More disturbing is the potential among charismatic sects such as Pentecostalism and American Idolism for spontaneous shouting and other forms of worshipful carrying-on to create inner-congregational competition on halleluiah use. These sects have a tendency to put unconscious pressure on individual members of congregations to appear more holy than others by their outspoken piety. Since the role of the halleluiah is well established among the pious, its use is common and quickly adopted by those not yet adept at speaking in tongues and celebratory backflips. As these sects gain in popularity, they may cause a further spike in halleluiah demand, leading to the potential of a worldwide halleluiah shortage as the popularity of these faiths extends across the globe.
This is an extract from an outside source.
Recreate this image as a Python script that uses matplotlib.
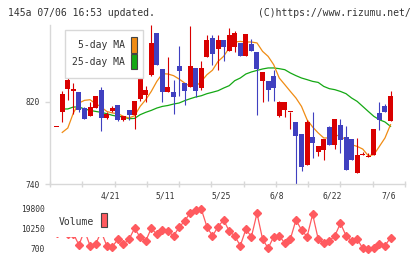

This researcher suggests that the data, though limited, might to the ungodly, Socialistic eye imply a need for market controls on halleluiah use or, perhaps, halleluiah rationing. Such a course, however, would not be in the best interests of halleluiah investors, who would do well to encourage current trends. The market, of course, will have to adjust to a tighter halleluiah supply, as is natural, but investors should not worry that we are squandering our natural halleluiah resources: the market will create a miracle even here if we but believe, producing loaves and fishes, time out of mind, amen.